During December 2011, a salvage excavation was conducted north of Ibtin village and south of Tel Par (Permit No. A-6347; map ref. 21043–55/74119–31). The excavation, undertaken on behalf of the Israel Antiquities Authority and underwritten by the Zevulun Regional Council, was directed by M. Hater, with the assistance of Y. Amrani (administration), R. Mishayev (surveying and drafting), P. Gendelman (pottery), A. Gorzalczany (consultation) and K. Sa‘id (IAA Haifa district).

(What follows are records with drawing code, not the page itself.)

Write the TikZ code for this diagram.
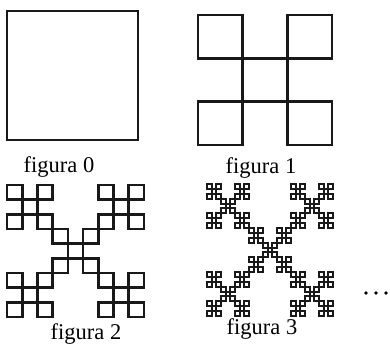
\documentclass[tikz,border=0pt]{standalone}
\usepackage{fontspec}
\setmainfont{Liberation Serif}
\begin{document}
\begin{tikzpicture}[x=1pt,y=1pt,
  sq/.style={draw=black!90,line width=2.6pt},
  sqfine/.style={draw=black!90,line width=1.9pt},
  lbl/.style={font=\fontsize{22.5}{24}\selectfont,anchor=base,inner sep=0pt}]
\useasboundingbox (0,0) rectangle (390,344);
% figura 0
\draw[sq] (7,204) rectangle (138,333);
% figura 1
\foreach \a/\b in {0/0,2/0,1/1,0/2,2/2}{
  \draw[sq] ({198+\a*134/3},{199+\b*130/3}) rectangle ++({134/3},{130/3});
}
% figura 2
\foreach \a/\b in {0/0,2/0,1/1,0/2,2/2}{
  \foreach \c/\d in {0/0,2/0,1/1,0/2,2/2}{
    \draw[sq] ({7+\a*137/3+\c*137/9},{27+\b*132/3+\d*132/9}) rectangle ++({137/9},{132/9});
  }
}
% figura 3
\foreach \a/\b in {0/0,2/0,1/1,0/2,2/2}{
  \foreach \c/\d in {0/0,2/0,1/1,0/2,2/2}{
    \foreach \e/\f in {0/0,2/0,1/1,0/2,2/2}{
      \draw[sqfine] ({207+\a*126/3+\c*126/9+\e*126/27},{28+\b*132/3+\d*132/9+\f*132/27}) rectangle ++({126/27},{132/27});
    }
  }
}
\node[lbl] (l0) at (59,171) {figura 0};
\node[lbl] (l1) at (261,170) {figura 1};
\node[lbl] (l2) at (86,4) {figura 2};
\node[lbl] (l3) at (262,9) {figura 3};
\foreach \x in {366,376,386}{\fill (\x,51) circle (1.8);}
\end{tikzpicture}
\end{document}
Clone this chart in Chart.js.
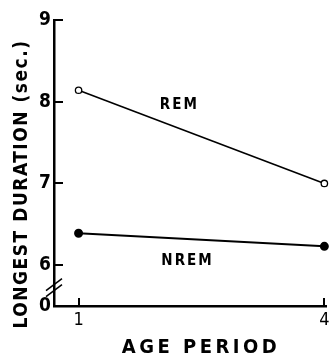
<!DOCTYPE html>
<html lang="en">
<head>
    <meta charset="UTF-8">
    <title>Longest duration by age period</title>
    <style>
        html, body { margin: 0; padding: 0; background: #fff; }
        #wrap { width: 332px; height: 360px; }
    </style>
</head>
<body>
    <div id="wrap">
        <canvas id="durationChart" width="332" height="360"></canvas>
    </div>

    <script src="https://cdn.jsdelivr.net/npm/chart.js"></script>
    <script>
        // Data
        const agePeriods = [1, 4];
        const remValues = [8.14, 7.0];
        const nremValues = [6.39, 6.23];
        const yTickValues = [5.5, 6, 7, 8, 9];      // 5.5 is the broken-axis "0"
        const yTickLabels = ['0', '6', '7', '8', '9'];
        const xTickLabels = ['1', '4'];

        const FONT = "'DejaVu Sans Condensed', 'DejaVu Sans', sans-serif";

        // Series labels sit next to the lines (in data units)
        const seriesLabels = [
            { text: 'REM', x: 2.23, y: 7.96 },
            { text: 'NREM', x: 2.33, y: 6.05 }
        ];

        const toPoints = vals => agePeriods.map((p, i) => ({ x: p, y: vals[i] }));

        // Inward tick marks, axis break, titles and line labels
        const decorations = {
            id: 'decorations',
            afterDraw(chart) {
                const { ctx, chartArea: area, scales: { x, y } } = chart;
                ctx.save();
                ctx.strokeStyle = '#000';
                ctx.lineWidth = 2;

                // y ticks pointing into the plot
                yTickValues.slice(1).forEach(v => {
                    const py = Math.round(y.getPixelForValue(v));
                    ctx.beginPath();
                    ctx.moveTo(area.left - 1, py);
                    ctx.lineTo(area.left + 9, py);
                    ctx.stroke();
                });
                // x ticks pointing up
                agePeriods.forEach(v => {
                    const px = Math.round(x.getPixelForValue(v));
                    ctx.beginPath();
                    ctx.moveTo(px, area.bottom + 1);
                    ctx.lineTo(px, area.bottom - 8);
                    ctx.stroke();
                });

                // break marks on the y axis
                const by = (y.getPixelForValue(6) + area.bottom) / 2 + 2;
                ctx.lineWidth = 1.5;
                [-3, 3].forEach(d => {
                    ctx.beginPath();
                    ctx.moveTo(area.left - 8, by + 6 + d);
                    ctx.lineTo(area.left + 8, by - 6 + d);
                    ctx.stroke();
                });

                ctx.fillStyle = '#000';
                ctx.textAlign = 'center';
                ctx.textBaseline = 'middle';

                // line labels
                ctx.font = 'bold 15px ' + FONT;
                ctx.letterSpacing = '2px';
                seriesLabels.forEach(l => {
                    ctx.fillText(l.text, x.getPixelForValue(l.x), y.getPixelForValue(l.y));
                });

                // x title
                ctx.font = 'bold 20px ' + FONT;
                ctx.letterSpacing = '3.5px';
                ctx.fillText('AGE PERIOD', 201, 348);

                // y title
                ctx.font = 'bold 19px ' + FONT;
                ctx.letterSpacing = '1.5px';
                ctx.translate(22, 184);
                ctx.rotate(-Math.PI / 2);
                ctx.fillText('LONGEST DURATION (sec.)', 0, 0);
                ctx.restore();
            }
        };

        new Chart(document.getElementById('durationChart'), {
            type: 'line',
            data: {
                datasets: [
                    {
                        label: 'REM',
                        data: toPoints(remValues),
                        borderColor: '#000',
                        borderWidth: 1.6,
                        backgroundColor: '#fff',
                        pointBorderColor: '#000',
                        pointBorderWidth: 1.3,
                        pointRadius: 3.2,
                        tension: 0
                    },
                    {
                        label: 'NREM',
                        data: toPoints(nremValues),
                        borderColor: '#000',
                        borderWidth: 2,
                        backgroundColor: '#000',
                        pointBorderColor: '#000',
                        pointRadius: 3.5,
                        tension: 0
                    }
                ]
            },
            options: {
                responsive: false,
                animation: false,
                clip: false,
                layout: { padding: { top: 20, right: 2, left: 0, bottom: 0 } },
                plugins: {
                    legend: { display: false },
                    tooltip: { enabled: false }
                },
                scales: {
                    x: {
                        type: 'linear',
                        min: 0.7,
                        max: 4.02,
                        afterBuildTicks: s => { s.ticks = agePeriods.map(v => ({ value: v })); },
                        afterFit: s => { s.height = 54; s.paddingRight = 0; s.paddingLeft = 0; },
                        ticks: {
                            padding: 4,
                            color: '#000',
                            font: { family: FONT, size: 18 },
                            callback: (v) => xTickLabels[agePeriods.indexOf(v)]
                        },
                        grid: { drawOnChartArea: false, drawTicks: false },
                        border: { color: '#000', width: 2.5 }
                    },
                    y: {
                        type: 'linear',
                        min: 5.5,
                        max: 9,
                        afterBuildTicks: s => { s.ticks = yTickValues.map(v => ({ value: v })); },
                        afterFit: s => { s.width = 54; },
                        ticks: {
                            padding: 3,
                            color: '#000',
                            font: { family: FONT, size: 19, weight: 'bold' },
                            callback: (v) => yTickLabels[yTickValues.indexOf(v)]
                        },
                        grid: { drawOnChartArea: false, drawTicks: false },
                        border: { color: '#000', width: 2.5 }
                    }
                }
            },
            plugins: [decorations]
        });
    </script>
</body>
</html>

The excavation area is located on flat farmland north of Ibtin village in the southeastern Zevulun Valley, c. 2 km northeast of Tel Regev and c. 0.5 km south of Tel Par. Burial caves, cist graves, buildings, remains of a road, rock-cuttings and agricultural installations were discovered in excavations, previously conducted at the site (HA
48:9–14, HA-ESI 121
and Permit No. A-2066). Remains of a settlement and villas, a shaft tomb, rock-cuttings, agricultural installations, a winepress and enclosure walls of a cultivation plot that date to the Early Bronze Age, the Byzantine and Early Islamic periods, the Middle Ages and the Ottoman period were discovered in an excavation conducted c. 250 m southeast of the current excavation (Permit No. A-6178).
Two squares (D5, E7; Fig. 1) were opened and meager walls that probably served to separate cultivation plots were exposed.
Square E7. A wall (W10; length 5.2 m; Fig. 2), oriented southeast-northwest, was exposed 0.6 m below the surface. The wall, built of small and medium fieldstones in dry construction, was preserved a single course high.
Square D5. A wall (W11; length 6.6 m; Fig. 3), aligned north–south, was exposed 0.65 m below the surface. The wall, built of roughly hewn limestone and small fieldstones in dry construction, was preserved a single course high. The stones in the middle of the wall did not survive, probably due to plowing done in the area over the years.
The walls were founded on alluvium that yielded several fragments of pottery vessels from a various periods, the latest dating to the Late Byzantine period.
It seems that the excavated area was part of the agricultural hinterland of the settlement revealed to the southeast (Permit No. A-6178).